Starting at the first line of the listing below, repeat each line exactly until the line containing "W, H = 223, 227", which you include. Leave out pictures.

## [RECORDED DATA]
****************

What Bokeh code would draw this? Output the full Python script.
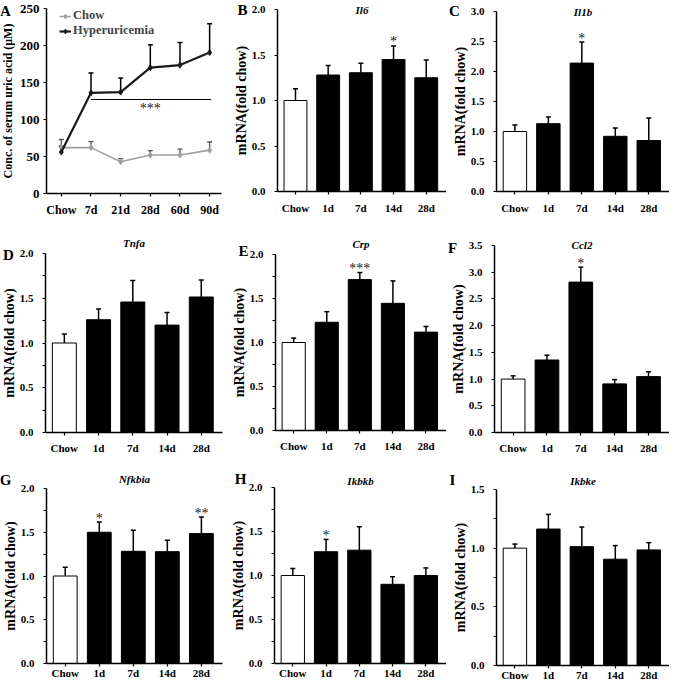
from bokeh.plotting import figure
from bokeh.models import (Range1d, FixedTicker, Label, Whisker, TeeHead, ColumnDataSource,
                          Legend, LegendItem, PrintfTickFormatter)
from bokeh.layouts import row, column
from bokeh.embed import file_html
from bokeh.resources import INLINE

FONT = "Liberation Serif"

# ---------------- data ----------------
# Panel A: serum uric acid (uM)
a_categories = ["Chow", "7d", "21d", "28d", "60d", "90d"]
a_chow = [62, 62, 43, 52, 52, 58.6]
a_chow_err = [11, 8, 4, 6, 8, 11]
a_hyper = [56, 136, 137, 170, 173.5, 190.5]
a_hyper_err = [8, 27, 19, 31, 30.5, 39]
a_yticks = [0, 50, 100, 150, 200, 250]
a_sig_from, a_sig_to = "7d", "90d"
a_sig_level = 127
a_sig_text = "***"

# Panels B-I: mRNA (fold chow)
bar_categories = ["Chow", "1d", "7d", "14d", "28d"]

il6 = [1.0, 1.28, 1.305, 1.45, 1.25]
il6_err = [0.13, 0.105, 0.105, 0.15, 0.195]
il6_stars = {"14d": "*"}

il1b = [1.0, 1.13, 2.14, 0.92, 0.85]
il1b_err = [0.11, 0.11, 0.35, 0.14, 0.376]
il1b_stars = {"7d": "*"}

tnfa = [1.0, 1.26, 1.458, 1.20, 1.514]
tnfa_err = [0.10, 0.12, 0.24, 0.14, 0.19]
tnfa_stars = {}

crp = [1.0, 1.23, 1.715, 1.445, 1.118]
crp_err = [0.05, 0.12, 0.08, 0.255, 0.064]
crp_stars = {"7d": "***"}

ccl2 = [1.0, 1.357, 2.815, 0.91, 1.046]
ccl2_err = [0.06, 0.09, 0.28, 0.08, 0.09]
ccl2_stars = {"7d": "*"}

nfkbia = [1.0, 1.5, 1.282, 1.278, 1.485]
nfkbia_err = [0.10, 0.117, 0.24, 0.13, 0.188]
nfkbia_stars = {"1d": "*", "28d": "**"}

ikbkb = [1.0, 1.27, 1.288, 0.90, 1.0]
ikbkb_err = [0.08, 0.14, 0.266, 0.086, 0.086]
ikbkb_stars = {"1d": "*"}

ikbke = [1.0, 1.163, 1.013, 0.906, 0.985]
ikbke_err = [0.035, 0.125, 0.167, 0.116, 0.062]
ikbke_stars = {}

yt_2 = [0, 0.5, 1.0, 1.5, 2.0]
ym_2 = [0.25, 0.75, 1.25, 1.75]
yt_3 = [0, 0.5, 1.0, 1.5, 2.0, 2.5, 3.0]
yt_35 = [0, 0.5, 1.0, 1.5, 2.0, 2.5, 3.0, 3.5]
yt_15 = [0, 0.5, 1.0, 1.5]
ym_15 = [0.25, 0.75, 1.25]

W, H = 223, 227


def make_fig(borders, x0, x1, y1, xstand):
    """Figure whose frame fills the whole canvas; the axes sit at fixed data
    locations so that the panel letters and titles around them stay visible."""
    bl, br, bt, bb = borders
    ux = (x1 - x0) / (W - bl - br)
    uy = y1 / (H - bt - bb)
    p = figure(width=W, height=H,
               x_range=Range1d(x0 - bl * ux, x1 + br * ux),
               y_range=Range1d(-bb * uy, y1 + bt * uy),
               output_backend="svg", toolbar_location=None,
               min_border_left=0, min_border_right=0, min_border_top=0, min_border_bottom=0)
    p.outline_line_color = None
    p.xgrid.visible = False
    p.ygrid.visible = False
    p.background_fill_color = "white"
    p.border_fill_color = "white"
    p.xaxis.fixed_location = 0
    p.xaxis.bounds = (x0, x1)
    p.yaxis.fixed_location = x0
    p.yaxis.bounds = (0, y1)
    for ax in p.axis:
        ax.axis_line_width = 1.5
        ax.axis_line_color = "black"
        ax.major_tick_line_width = 1.2
        ax.minor_tick_line_width = 1.2
        ax.major_tick_in = 0
        ax.major_tick_out = 3
        ax.minor_tick_in = 0
        ax.minor_tick_out = 3
        ax.major_label_text_font = FONT
        ax.major_label_text_font_style = "bold"
        ax.major_label_text_color = "black"
        ax.axis_label_text_font = FONT
        ax.axis_label_text_font_style = "bold"
        ax.axis_label_text_color = "black"
    p.xaxis.major_label_standoff = xstand
    return p


def letter_label(p, letter, x, y, off):
    p.add_layout(Label(x=x, y=y, x_offset=off[0], y_offset=off[1], text=letter,
                       text_font=FONT, text_font_style="bold", text_font_size="15px",
                       text_align="center", text_baseline="middle", text_color="black"))


def make_bar(letter, gene, vals, errs, stars, ymax, yticks, yminor, borders, xstand,
             title_off, letter_off):
    xs = list(range(len(bar_categories)))
    x0, x1 = -0.55, len(xs) - 0.38
    p = make_fig(borders, x0, x1, ymax, xstand)
    colors = ["white" if c == "Chow" else "black" for c in bar_categories]
    src = ColumnDataSource(dict(x=xs, top=vals,
                                upper=[v + e for v, e in zip(vals, errs)], color=colors))
    p.vbar(x="x", top="top", bottom=0, width=0.7, fill_color="color", line_color="black",
           line_width=1, source=src)
    p.add_layout(Whisker(base="x", lower="top", upper="upper", source=src, dimension="height",
                         line_color="black", line_width=1.5,
                         upper_head=TeeHead(size=5, line_width=1.5, line_color="black"),
                         lower_head=None))
    for cat, s in stars.items():
        i = bar_categories.index(cat)
        p.add_layout(Label(x=i, y=vals[i] + errs[i], y_offset=4, text=s, text_font=FONT,
                           text_font_size="14px", text_align="center",
                           text_baseline="middle", text_color="#202020"))
    p.xaxis.major_label_text_font_size = "11px"
    p.yaxis.major_label_text_font_size = "11px"
    p.xaxis.ticker = FixedTicker(ticks=xs)
    p.xaxis.major_label_overrides = {i: c for i, c in enumerate(bar_categories)}
    p.yaxis.ticker = FixedTicker(ticks=yticks, minor_ticks=yminor)
    p.yaxis.formatter = PrintfTickFormatter(format="%.1f")
    p.yaxis.major_label_standoff = 9
    p.yaxis.axis_label = "mRNA(fold chow)"
    p.yaxis.axis_label_text_font_size = "14px"
    p.yaxis.axis_label_standoff = 0
    p.add_layout(Label(x=(x0 + x1) / 2, y=ymax, y_offset=title_off, text=gene, text_font=FONT,
                       text_font_style="bold italic", text_font_size="11px",
                       text_align="center", text_baseline="middle", text_color="black"))
    letter_label(p, letter, x0, ymax, letter_off)
    return p


# ---------------- panel A ----------------
xa = list(range(len(a_categories)))
a_borders = (46, 2, 8, 34)
pa = make_fig(a_borders, -0.5, len(xa) - 0.6, 250, 6)
src_c = ColumnDataSource(dict(x=xa, y=a_chow, up=[v + e for v, e in zip(a_chow, a_chow_err)]))
src_h = ColumnDataSource(dict(x=xa, y=a_hyper, up=[v + e for v, e in zip(a_hyper, a_hyper_err)]))
pa.add_layout(Whisker(base="x", lower="y", upper="up", source=src_c, dimension="height",
                      line_color="#555555", line_width=1.3,
                      upper_head=TeeHead(size=5, line_width=1.3, line_color="#555555"),
                      lower_head=None))
pa.add_layout(Whisker(base="x", lower="y", upper="up", source=src_h, dimension="height",
                      line_color="black", line_width=1.5,
                      upper_head=TeeHead(size=5, line_width=1.5, line_color="black"),
                      lower_head=None))
lc = pa.line("x", "y", source=src_c, line_color="#a0a0a0", line_width=1.6)
sc = pa.scatter("x", "y", source=src_c, marker="diamond", size=6, fill_color="#a0a0a0",
                line_color="#a0a0a0")
lh = pa.line("x", "y", source=src_h, line_color="#1a1a1a", line_width=2.2)
sh = pa.scatter("x", "y", source=src_h, marker="diamond", size=6, fill_color="#1a1a1a",
                line_color="#1a1a1a")
i0, i1 = a_categories.index(a_sig_from), a_categories.index(a_sig_to)
pa.line([i0, i1 + 0.05], [a_sig_level, a_sig_level], line_color="black", line_width=1.2)
pa.add_layout(Label(x=(i0 + i1) / 2, y=a_sig_level, y_offset=-9, text=a_sig_text, text_font=FONT,
                    text_font_size="14px", text_align="center", text_baseline="middle",
                    text_color="#202020"))
pa.xaxis.major_label_text_font_size = "12px"
pa.yaxis.major_label_text_font_size = "13px"
pa.xaxis.ticker = FixedTicker(ticks=xa)
pa.xaxis.major_label_overrides = {i: c for i, c in enumerate(a_categories)}
pa.yaxis.ticker = FixedTicker(ticks=a_yticks)
pa.yaxis.major_label_standoff = 4
pa.yaxis.axis_label = "Conc. of serum uric acid (\u03bcM)"
pa.yaxis.axis_label_text_font_size = "12px"
pa.yaxis.axis_label_standoff = 2
legend = Legend(items=[LegendItem(label="Chow", renderers=[lc, sc]),
                       LegendItem(label="Hyperuricemia", renderers=[lh, sh])],
                location=(a_borders[0] + 13, 189))
legend.label_text_font = FONT
legend.label_text_font_style = "bold"
legend.label_text_font_size = "12.5px"
legend.background_fill_alpha = 0
legend.border_line_color = None
legend.padding = 0
legend.margin = 0
legend.spacing = 0
legend.glyph_width = 12
legend.glyph_height = 12
legend.label_standoff = 2
legend.label_height = 13
pa.add_layout(legend)
letter_label(pa, "A", -0.5, 250, (-41, -2))

pb = make_bar("B", "Il6", il6, il6_err, il6_stars, 2.0, yt_2, [], (54, 0, 9, 36), 7, 0, (-35, 0))
pc = make_bar("C", "Il1b", il1b, il1b_err, il1b_stars, 3.0, yt_3, [], (50, 0, 11, 36), 7, 0, (-42, 1))
pd = make_bar("D", "Tnfa", tnfa, tnfa_err, tnfa_stars, 2.0, yt_2, ym_2, (45, 1, 26, 22), 6, 11, (-37, -1))
pe = make_bar("E", "Crp", crp, crp_err, crp_stars, 2.0, yt_2, ym_2, (52, 0, 27, 24), 6, 11, (-32, 4))
pf = make_bar("F", "Ccl2", ccl2, ccl2_err, ccl2_stars, 3.5, yt_35, [], (48, 0, 18, 22), 6, 1, (-42, -2))
pg = make_bar("G", "Nfkbia", nfkbia, nfkbia_err, nfkbia_stars, 2.0, yt_2, ym_2, (46, 1, 34, 18), 0, 10, (-41, 9))
ph = make_bar("H", "Ikbkb", ikbkb, ikbkb_err, ikbkb_stars, 2.0, yt_2, ym_2, (51, 0, 33, 18), 0, 7, (-34, 9))
pi = make_bar("I", "Ikbke", ikbke, ikbke_err, ikbke_stars, 1.5, yt_15, ym_15, (50, 0, 35, 16), 0, 9, (-44, 10))

layout = column(row(pa, pb, pc, spacing=0), row(pd, pe, pf, spacing=0),
                row(pg, ph, pi, spacing=0), spacing=0)

with open("out.html", "w") as f:
    f.write(file_html(layout, INLINE))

****************

## [RESULT OF THE EXERCISE]
What Bokeh code would draw this? Output the full Python script.
from bokeh.plotting import figure
from bokeh.models import (Range1d, FixedTicker, Label, Whisker, TeeHead, ColumnDataSource,
                          Legend, LegendItem, PrintfTickFormatter)
from bokeh.layouts import row, column
from bokeh.embed import file_html
from bokeh.resources import INLINE

FONT = "Liberation Serif"

# ---------------- data ----------------
# Panel A: serum uric acid (uM)
a_categories = ["Chow", "7d", "21d", "28d", "60d", "90d"]
a_chow = [62, 62, 43, 52, 52, 58.6]
a_chow_err = [11, 8, 4, 6, 8, 11]
a_hyper = [56, 136, 137, 170, 173.5, 190.5]
a_hyper_err = [8, 27, 19, 31, 30.5, 39]
a_yticks = [0, 50, 100, 150, 200, 250]
a_sig_from, a_sig_to = "7d", "90d"
a_sig_level = 127
a_sig_text = "***"

# Panels B-I: mRNA (fold chow)
bar_categories = ["Chow", "1d", "7d", "14d", "28d"]

il6 = [1.0, 1.28, 1.305, 1.45, 1.25]
il6_err = [0.13, 0.105, 0.105, 0.15, 0.195]
il6_stars = {"14d": "*"}

il1b = [1.0, 1.13, 2.14, 0.92, 0.85]
il1b_err = [0.11, 0.11, 0.35, 0.14, 0.376]
il1b_stars = {"7d": "*"}

tnfa = [1.0, 1.26, 1.458, 1.20, 1.514]
tnfa_err = [0.10, 0.12, 0.24, 0.14, 0.19]
tnfa_stars = {}

crp = [1.0, 1.23, 1.715, 1.445, 1.118]
crp_err = [0.05, 0.12, 0.08, 0.255, 0.064]
crp_stars = {"7d": "***"}

ccl2 = [1.0, 1.357, 2.815, 0.91, 1.046]
ccl2_err = [0.06, 0.09, 0.28, 0.08, 0.09]
ccl2_stars = {"7d": "*"}

nfkbia = [1.0, 1.5, 1.282, 1.278, 1.485]
nfkbia_err = [0.10, 0.117, 0.24, 0.13, 0.188]
nfkbia_stars = {"1d": "*", "28d": "**"}

ikbkb = [1.0, 1.27, 1.288, 0.90, 1.0]
ikbkb_err = [0.08, 0.14, 0.266, 0.086, 0.086]
ikbkb_stars = {"1d": "*"}

ikbke = [1.0, 1.163, 1.013, 0.906, 0.985]
ikbke_err = [0.035, 0.125, 0.167, 0.116, 0.062]
ikbke_stars = {}

yt_2 = [0, 0.5, 1.0, 1.5, 2.0]
ym_2 = [0.25, 0.75, 1.25, 1.75]
yt_3 = [0, 0.5, 1.0, 1.5, 2.0, 2.5, 3.0]
yt_35 = [0, 0.5, 1.0, 1.5, 2.0, 2.5, 3.0, 3.5]
yt_15 = [0, 0.5, 1.0, 1.5]
ym_15 = [0.25, 0.75, 1.25]

W, H = 223, 227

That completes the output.